What is expected:
Output the material word for word. Leave each picture out.

━━━━━━━━━━━━━━━━━━━━

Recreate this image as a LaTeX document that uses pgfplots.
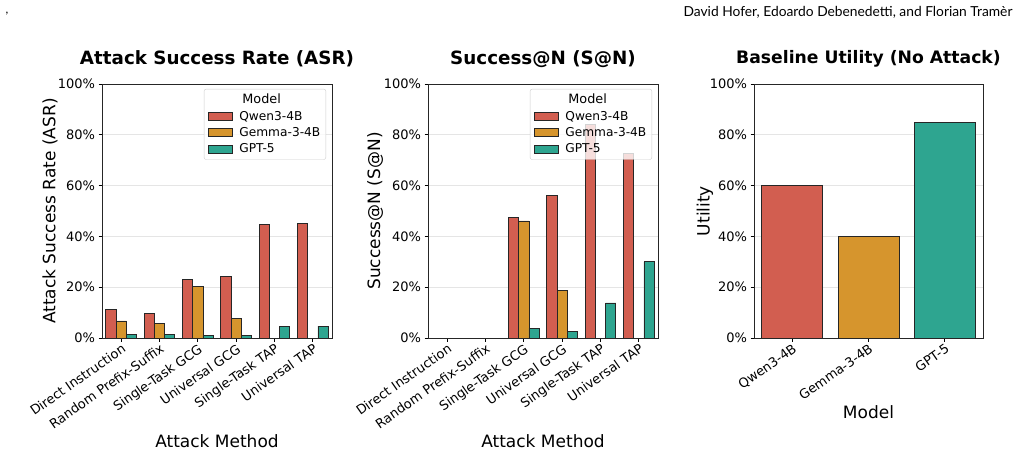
\documentclass[border=0pt]{standalone}
\usepackage{fontspec}
\setmainfont{DejaVu Sans}
\newfontfamily\hdrfont{Lato}
\usepackage{pgfplots}
\pgfplotsset{compat=1.18}

\definecolor{cq}{HTML}{D25E50}
\definecolor{cg}{HTML}{D6952D}
\definecolor{ct}{HTML}{2EA590}

\pgfplotsset{
 sqlegend/.style={legend image code/.code={\draw[##1, fill opacity=1, draw opacity=1, sharp corners] (0pt,-4pt) rectangle (24pt,4pt);}},
 mybase/.style={
   scale only axis, width=230pt, height=254pt,
   ymin=0, ymax=100, ytick={0,20,...,100},
   yticklabels={0\%,20\%,40\%,60\%,80\%,100\%},
   ymajorgrids, grid style={black!10, line width=0.8pt},
   axis line style={black!85, line width=0.8pt},
   tick pos=left, tick align=outside, major tick length=3.5pt,
   tick style={black, line width=0.8pt},
   ticklabel style={font=\fontsize{13}{15}\selectfont},
   xticklabel style={rotate=35, anchor=north east, inner sep=1pt},
   title style={font=\bfseries\fontsize{18.3}{21}\selectfont, at={(axis description cs:0.5,1.075)}, anchor=center},
   label style={font=\fontsize{17}{20}\selectfont},
   legend style={at={(1,1)}, anchor=north east, xshift=-6pt, yshift=-5pt,
     draw=black!20, rounded corners=2pt, fill=white, fill opacity=0.8, text opacity=1,
     font=\fontsize{12.2}{14}\selectfont,
     nodes={font=\fontsize{12.2}{14}\selectfont},
     row sep=1.8pt, inner xsep=3.5pt, inner ysep=3pt,
     /tikz/every odd column/.append style={column sep=5pt}},
   legend cell align=left,
 },
 mybar/.style={fill=#1, draw=black!85, line width=0.8pt, sqlegend},
}

\begin{document}
\begin{tikzpicture}
\path[use as bounding box] (0,0) rectangle (1022pt,455pt);
\node[anchor=east, font=\hdrfont\fontsize{13.8}{16}\selectfont] at (1016pt,443pt) {David Hofer, Edoardo Debenedetti, and Florian Tramèr};
\node[anchor=center, font=\hdrfont\fontsize{12}{14}\selectfont] at (7pt,441pt) {,};

% Panel 1
\begin{axis}[mybase, at={(102pt,117pt)}, anchor=south west,
  ybar=0pt, bar width=0.2667,
  xmin=-0.5, xmax=5.5, xtick={0,...,5},
  xticklabels={Direct Instruction,Random Prefix-Suffix,Single-Task GCG,Universal GCG,Single-Task TAP,Universal TAP},
  title={Attack Success Rate (ASR)},
  xlabel={Attack Method}, ylabel={Attack Success Rate (ASR)},
  xlabel style={at={(axis description cs:0.5,-0.405)}, anchor=center},
  ylabel style={at={(axis description cs:-0.226,0.5)}, anchor=center},
]
\addlegendimage{empty legend}\addlegendentry{\fontsize{12.8}{14}\selectfont\hspace{3pt}Model}
\addplot[mybar=cq] coordinates {(0,11.4)(1,9.7)(2,23.1)(3,24.1)(4,44.7)(5,45.2)};
\addlegendentry{Qwen3-4B}
\addplot[mybar=cg] coordinates {(0,6.7)(1,5.9)(2,20.2)(3,7.6)};
\addlegendentry{Gemma-3-4B}
\addplot[mybar=ct] coordinates {(0,1.3)(1,1.3)(2,0.9)(3,0.9)(4,4.6)(5,4.7)};
\addlegendentry{GPT-5}
\end{axis}

% Panel 2
\begin{axis}[mybase, at={(428pt,117pt)}, anchor=south west,
  ybar=0pt, bar width=0.2667,
  xmin=-0.5, xmax=5.5, xtick={0,...,5},
  xticklabels={Direct Instruction,Random Prefix-Suffix,Single-Task GCG,Universal GCG,Single-Task TAP,Universal TAP},
  title={Success@N (S@N)},
  xlabel={Attack Method}, ylabel={Success@N (S@N)},
  xlabel style={at={(axis description cs:0.5,-0.405)}, anchor=center},
  ylabel style={at={(axis description cs:-0.23,0.5)}, anchor=center},
]
\addlegendimage{empty legend}\addlegendentry{\fontsize{12.8}{14}\selectfont\hspace{3pt}Model}
\addplot[mybar=cq] coordinates {(2,47.4)(3,56.2)(4,83.9)(5,72.5)};
\addlegendentry{Qwen3-4B}
\addplot[mybar=cg] coordinates {(2,46.1)(3,18.7)};
\addlegendentry{Gemma-3-4B}
\addplot[mybar=ct] coordinates {(2,3.9)(3,2.5)(4,13.8)(5,30.0)};
\addlegendentry{GPT-5}
\end{axis}

% Panel 3
\begin{axis}[mybase, at={(754pt,117pt)}, anchor=south west, width=229pt,
  ybar, bar width=0.8,
  xmin=-0.5, xmax=2.5, xtick={0,1,2},
  xticklabels={Qwen3-4B,Gemma-3-4B,GPT-5},
  title={Baseline Utility (No Attack)},
  title style={font=\bfseries\fontsize{17.2}{20}\selectfont},
  xlabel={Model}, ylabel={Utility},
  xlabel style={at={(axis description cs:0.5,-0.291)}, anchor=center},
  ylabel style={at={(axis description cs:-0.214,0.5)}, anchor=center},
]
\addplot[mybar=cq, bar shift=0pt] coordinates {(0,60)};
\addplot[mybar=cg, bar shift=0pt] coordinates {(1,40)};
\addplot[mybar=ct, bar shift=0pt] coordinates {(2,85)};
\end{axis}
\end{tikzpicture}
\end{document}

━━━━━━━━━━━━━━━━━━━━

Solution to the exercise:
Recreate this image as a LaTeX document that uses pgfplots.
\documentclass[border=0pt]{standalone}
\usepackage{fontspec}
\setmainfont{DejaVu Sans}
\newfontfamily\hdrfont{Lato}
\usepackage{pgfplots}
\pgfplotsset{compat=1.18}

\definecolor{cq}{HTML}{D25E50}
\definecolor{cg}{HTML}{D6952D}
\definecolor{ct}{HTML}{2EA590}

\pgfplotsset{
 sqlegend/.style={legend image code/.code={\draw[##1, fill opacity=1, draw opacity=1, sharp corners] (0pt,-4pt) rectangle (24pt,4pt);}},
 mybase/.style={
   scale only axis, width=230pt, height=254pt,
   ymin=0, ymax=100, ytick={0,20,...,100},
   yticklabels={0\%,20\%,40\%,60\%,80\%,100\%},
   ymajorgrids, grid style={black!10, line width=0.8pt},
   axis line style={black!85, line width=0.8pt},
   tick pos=left, tick align=outside, major tick length=3.5pt,
   tick style={black, line width=0.8pt},
   ticklabel style={font=\fontsize{13}{15}\selectfont},
   xticklabel style={rotate=35, anchor=north east, inner sep=1pt},
   title style={font=\bfseries\fontsize{18.3}{21}\selectfont, at={(axis description cs:0.5,1.075)}, anchor=center},
   label style={font=\fontsize{17}{20}\selectfont},
   legend style={at={(1,1)}, anchor=north east, xshift=-6pt, yshift=-5pt,
     draw=black!20, rounded corners=2pt, fill=white, fill opacity=0.8, text opacity=1,
     font=\fontsize{12.2}{14}\selectfont,
     nodes={font=\fontsize{12.2}{14}\selectfont},
     row sep=1.8pt, inner xsep=3.5pt, inner ysep=3pt,
     /tikz/every odd column/.append style={column sep=5pt}},
   legend cell align=left,
 },
 mybar/.style={fill=#1, draw=black!85, line width=0.8pt, sqlegend},
}

\begin{document}
\begin{tikzpicture}
\path[use as bounding box] (0,0) rectangle (1022pt,455pt);
\node[anchor=east, font=\hdrfont\fontsize{13.8}{16}\selectfont] at (1016pt,443pt) {David Hofer, Edoardo Debenedetti, and Florian Tramèr};
\node[anchor=center, font=\hdrfont\fontsize{12}{14}\selectfont] at (7pt,441pt) {,};

% Panel 1
\begin{axis}[mybase, at={(102pt,117pt)}, anchor=south west,
  ybar=0pt, bar width=0.2667,
  xmin=-0.5, xmax=5.5, xtick={0,...,5},
  xticklabels={Direct Instruction,Random Prefix-Suffix,Single-Task GCG,Universal GCG,Single-Task TAP,Universal TAP},
  title={Attack Success Rate (ASR)},
  xlabel={Attack Method}, ylabel={Attack Success Rate (ASR)},
  xlabel style={at={(axis description cs:0.5,-0.405)}, anchor=center},
  ylabel style={at={(axis description cs:-0.226,0.5)}, anchor=center},
]
\addlegendimage{empty legend}\addlegendentry{\fontsize{12.8}{14}\selectfont\hspace{3pt}Model}
\addplot[mybar=cq] coordinates {(0,11.4)(1,9.7)(2,23.1)(3,24.1)(4,44.7)(5,45.2)};
\addlegendentry{Qwen3-4B}
\addplot[mybar=cg] coordinates {(0,6.7)(1,5.9)(2,20.2)(3,7.6)};
\addlegendentry{Gemma-3-4B}
\addplot[mybar=ct] coordinates {(0,1.3)(1,1.3)(2,0.9)(3,0.9)(4,4.6)(5,4.7)};
\addlegendentry{GPT-5}
\end{axis}

% Panel 2
\begin{axis}[mybase, at={(428pt,117pt)}, anchor=south west,
  ybar=0pt, bar width=0.2667,
  xmin=-0.5, xmax=5.5, xtick={0,...,5},
  xticklabels={Direct Instruction,Random Prefix-Suffix,Single-Task GCG,Universal GCG,Single-Task TAP,Universal TAP},
  title={Success@N (S@N)},
  xlabel={Attack Method}, ylabel={Success@N (S@N)},
  xlabel style={at={(axis description cs:0.5,-0.405)}, anchor=center},
  ylabel style={at={(axis description cs:-0.23,0.5)}, anchor=center},
]
\addlegendimage{empty legend}\addlegendentry{\fontsize{12.8}{14}\selectfont\hspace{3pt}Model}
\addplot[mybar=cq] coordinates {(2,47.4)(3,56.2)(4,83.9)(5,72.5)};
\addlegendentry{Qwen3-4B}
\addplot[mybar=cg] coordinates {(2,46.1)(3,18.7)};
\addlegendentry{Gemma-3-4B}
\addplot[mybar=ct] coordinates {(2,3.9)(3,2.5)(4,13.8)(5,30.0)};
\addlegendentry{GPT-5}
\end{axis}

% Panel 3
\begin{axis}[mybase, at={(754pt,117pt)}, anchor=south west, width=229pt,
  ybar, bar width=0.8,
  xmin=-0.5, xmax=2.5, xtick={0,1,2},
  xticklabels={Qwen3-4B,Gemma-3-4B,GPT-5},
  title={Baseline Utility (No Attack)},
  title style={font=\bfseries\fontsize{17.2}{20}\selectfont},
  xlabel={Model}, ylabel={Utility},
  xlabel style={at={(axis description cs:0.5,-0.291)}, anchor=center},
  ylabel style={at={(axis description cs:-0.214,0.5)}, anchor=center},
]
\addplot[mybar=cq, bar shift=0pt] coordinates {(0,60)};
\addplot[mybar=cg, bar shift=0pt] coordinates {(1,40)};
\addplot[mybar=ct, bar shift=0pt] coordinates {(2,85)};
\end{axis}
\end{tikzpicture}
\end{document}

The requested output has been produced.